--- BEGIN Dataset section ---

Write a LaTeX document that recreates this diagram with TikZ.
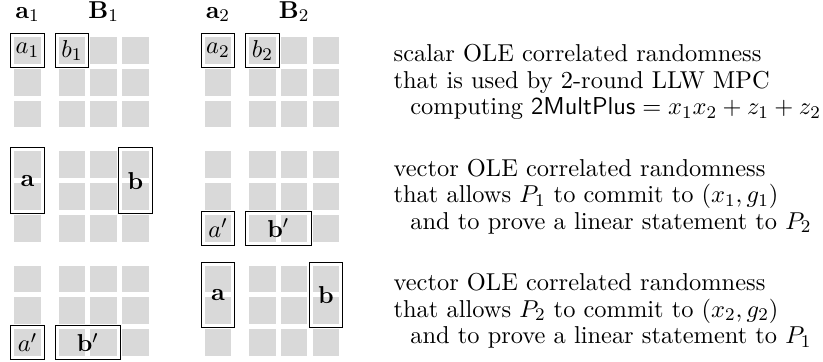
\documentclass[tikz,border=0pt]{standalone}
\usepackage{tikz}
\usetikzlibrary{shapes,
                positioning,
                fit}
\tikzset{cell/.style =
   {rectangle,
    fill=black!15,
    minimum size=0.42cm,
    inner sep=0pt}}
\tikzset{share-frame/.style =
   {rectangle,
    draw,
    inner sep=1.4pt}}
\tikzset{header/.style =
   {anchor=base,
    inner sep=0pt}}
\tikzset{description/.style =
   {align=left,
    anchor=west,
    inner sep=0pt}}

\begin{document}
\begin{tikzpicture}[auto, font=\fontsize{10.95}{11.9}\selectfont]
    \useasboundingbox (-0.433,0.795) rectangle (12.53,-4.905);

    % grey share cells: sections s, parties g, rows r, columns c
    \foreach \s/\y in {1/0,2/-1.8,3/-3.6} {
      \foreach \g/\x in {1/0,2/3} {
        \foreach \r in {1,2,3} {
          \node [cell] (a-\s-\g-\r) at (\x,\y-0.5*\r+0.5) {};
          \foreach \c in {1,2,3} {
            \node [cell] (b-\s-\g-\r-\c) at (\x+0.2+0.5*\c,\y-0.5*\r+0.5) {};
          }
        }
      }
    }

    % column headers
    \node [header] (ha1) at (0,0.51)   {$\mathbf{a}_1$};
    \node [header] (hb1) at (1.2,0.51) {$\mathbf{B}_1$};
    \node [header] (ha2) at (3,0.51)   {$\mathbf{a}_2$};
    \node [header] (hb2) at (4.2,0.51) {$\mathbf{B}_2$};

    % scalar OLE
    \node [share-frame, fit=(a-1-1-1), label=center:$a_1$] (fa1) {};
    \node [share-frame, fit=(b-1-1-1-1), label=center:$b_1$] (fb1) {};
    \node [share-frame, fit=(a-1-2-1), label=center:$a_2$] (fa2) {};
    \node [share-frame, fit=(b-1-2-1-1), label=center:$b_2$] (fb2) {};

    % vector OLE, P1 commits
    \node [share-frame, fit=(a-2-1-1)(a-2-1-2),
           label=center:$\mathbf{a}$] (fva1) {};
    \node [share-frame, fit=(b-2-1-1-3)(b-2-1-2-3),
           label=center:$\mathbf{b}$] (fvb1) {};
    \node [share-frame, fit=(a-2-2-3), label=center:$a'$] (fvap2) {};
    \node [share-frame, fit=(b-2-2-3-1)(b-2-2-3-2),
           label=center:$\mathbf{b}'$] (fvbp2) {};

    % vector OLE, P2 commits
    \node [share-frame, fit=(a-3-1-3), label=center:$a'$] (fwap1) {};
    \node [share-frame, fit=(b-3-1-3-1)(b-3-1-3-2),
           label=center:$\mathbf{b}'$] (fwbp1) {};
    \node [share-frame, fit=(a-3-2-1)(a-3-2-2),
           label=center:$\mathbf{a}$] (fwa2) {};
    \node [share-frame, fit=(b-3-2-1-3)(b-3-2-2-3),
           label=center:$\mathbf{b}$] (fwb2) {};

    % explanations
    \node [description] (desc1) at (5.76,-0.5)
    {scalar OLE correlated randomness\\
     that is used by 2-round LLW MPC\\
     \hspace*{7.5pt}computing $\mathsf{2MultPlus} = x_1x_2 + z_1 + z_2$};
    \node [description] (desc2) at (5.76,-2.3)
    {vector OLE correlated randomness\\
     that allows $P_1$ to commit to $(x_1,g_1)$\\
     \hspace*{7.5pt}and to prove a linear statement to $P_2$};
    \node [description] (desc3) at (5.76,-4.1)
    {vector OLE correlated randomness\\
     that allows $P_2$ to commit to $(x_2,g_2)$\\
     \hspace*{7.5pt}and to prove a linear statement to $P_1$};
\end{tikzpicture}
\end{document}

--- END Dataset section ---

> Task goal
Repeat the data exactly, excluding the pictures.

> Task result
Write a LaTeX document that recreates this diagram with TikZ.
\documentclass[tikz,border=0pt]{standalone}
\usepackage{tikz}
\usetikzlibrary{shapes,
                positioning,
                fit}
\tikzset{cell/.style =
   {rectangle,
    fill=black!15,
    minimum size=0.42cm,
    inner sep=0pt}}
\tikzset{share-frame/.style =
   {rectangle,
    draw,
    inner sep=1.4pt}}
\tikzset{header/.style =
   {anchor=base,
    inner sep=0pt}}
\tikzset{description/.style =
   {align=left,
    anchor=west,
    inner sep=0pt}}

\begin{document}
\begin{tikzpicture}[auto, font=\fontsize{10.95}{11.9}\selectfont]
    \useasboundingbox (-0.433,0.795) rectangle (12.53,-4.905);

    % grey share cells: sections s, parties g, rows r, columns c
    \foreach \s/\y in {1/0,2/-1.8,3/-3.6} {
      \foreach \g/\x in {1/0,2/3} {
        \foreach \r in {1,2,3} {
          \node [cell] (a-\s-\g-\r) at (\x,\y-0.5*\r+0.5) {};
          \foreach \c in {1,2,3} {
            \node [cell] (b-\s-\g-\r-\c) at (\x+0.2+0.5*\c,\y-0.5*\r+0.5) {};
          }
        }
      }
    }

    % column headers
    \node [header] (ha1) at (0,0.51)   {$\mathbf{a}_1$};
    \node [header] (hb1) at (1.2,0.51) {$\mathbf{B}_1$};
    \node [header] (ha2) at (3,0.51)   {$\mathbf{a}_2$};
    \node [header] (hb2) at (4.2,0.51) {$\mathbf{B}_2$};

    % scalar OLE
    \node [share-frame, fit=(a-1-1-1), label=center:$a_1$] (fa1) {};
    \node [share-frame, fit=(b-1-1-1-1), label=center:$b_1$] (fb1) {};
    \node [share-frame, fit=(a-1-2-1), label=center:$a_2$] (fa2) {};
    \node [share-frame, fit=(b-1-2-1-1), label=center:$b_2$] (fb2) {};

    % vector OLE, P1 commits
    \node [share-frame, fit=(a-2-1-1)(a-2-1-2),
           label=center:$\mathbf{a}$] (fva1) {};
    \node [share-frame, fit=(b-2-1-1-3)(b-2-1-2-3),
           label=center:$\mathbf{b}$] (fvb1) {};
    \node [share-frame, fit=(a-2-2-3), label=center:$a'$] (fvap2) {};
    \node [share-frame, fit=(b-2-2-3-1)(b-2-2-3-2),
           label=center:$\mathbf{b}'$] (fvbp2) {};

    % vector OLE, P2 commits
    \node [share-frame, fit=(a-3-1-3), label=center:$a'$] (fwap1) {};
    \node [share-frame, fit=(b-3-1-3-1)(b-3-1-3-2),
           label=center:$\mathbf{b}'$] (fwbp1) {};
    \node [share-frame, fit=(a-3-2-1)(a-3-2-2),
           label=center:$\mathbf{a}$] (fwa2) {};
    \node [share-frame, fit=(b-3-2-1-3)(b-3-2-2-3),
           label=center:$\mathbf{b}$] (fwb2) {};

    % explanations
    \node [description] (desc1) at (5.76,-0.5)
    {scalar OLE correlated randomness\\
     that is used by 2-round LLW MPC\\
     \hspace*{7.5pt}computing $\mathsf{2MultPlus} = x_1x_2 + z_1 + z_2$};
    \node [description] (desc2) at (5.76,-2.3)
    {vector OLE correlated randomness\\
     that allows $P_1$ to commit to $(x_1,g_1)$\\
     \hspace*{7.5pt}and to prove a linear statement to $P_2$};
    \node [description] (desc3) at (5.76,-4.1)
    {vector OLE correlated randomness\\
     that allows $P_2$ to commit to $(x_2,g_2)$\\
     \hspace*{7.5pt}and to prove a linear statement to $P_1$};
\end{tikzpicture}
\end{document}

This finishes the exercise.